Uma série de vigílias, atos e manifestações foram organizados para homenagear as vítimas, reivindicar a punição do assassino e exigir o fim da violência policial. Entre as consequências imediatas do massacre estava a intensificação do debate sobre a bandeira confederada, um símbolo associado à escravidão e à supremacia branca
As várias fotografias de Dylann Roof ostentando a bandeira circularam amplamente, reacendendo as críticas sobre sua presença em espaços públicos, monumentos e edifícios governamentais da Carolina do Sul.
Em 22 de junho de 2015, a governadora da Carolina do Sul, Nikki Haley, anunciou a decisão de remover a bandeira confederada do capitólio estadual — medida que foi referendada pela legislatura estadual em julho do mesmo ano. Grandes redes varejistas como Wal-Mart, Amazon e Sears anunciaram que deixariam de vender mercadorias estampadas com a bandeira confederada.
A retirada de monumentos e memoriais celebrando os comandantes do exército confederado também foi impulsionada após o ataque.
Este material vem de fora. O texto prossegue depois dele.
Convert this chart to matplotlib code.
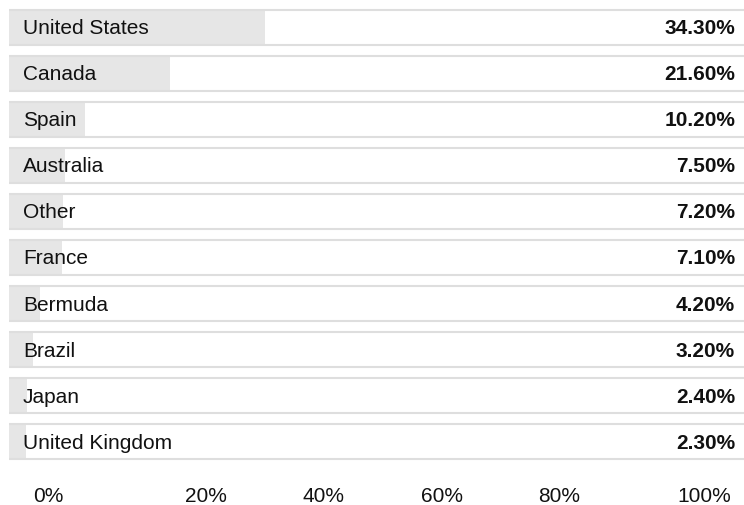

De 2015 em diante, mais de 160 monumentos confederados foram removidos das cidades norte-americanas ou derrubados por manifestantes.
O massacre também reacendeu os debates sobre o controle de armas, legislação de crimes de ódio e a radicalização de jovens atraídos por conteúdos de extrema-direita na internet. Nesses casos, entretanto, nenhum avanço foi concretizado.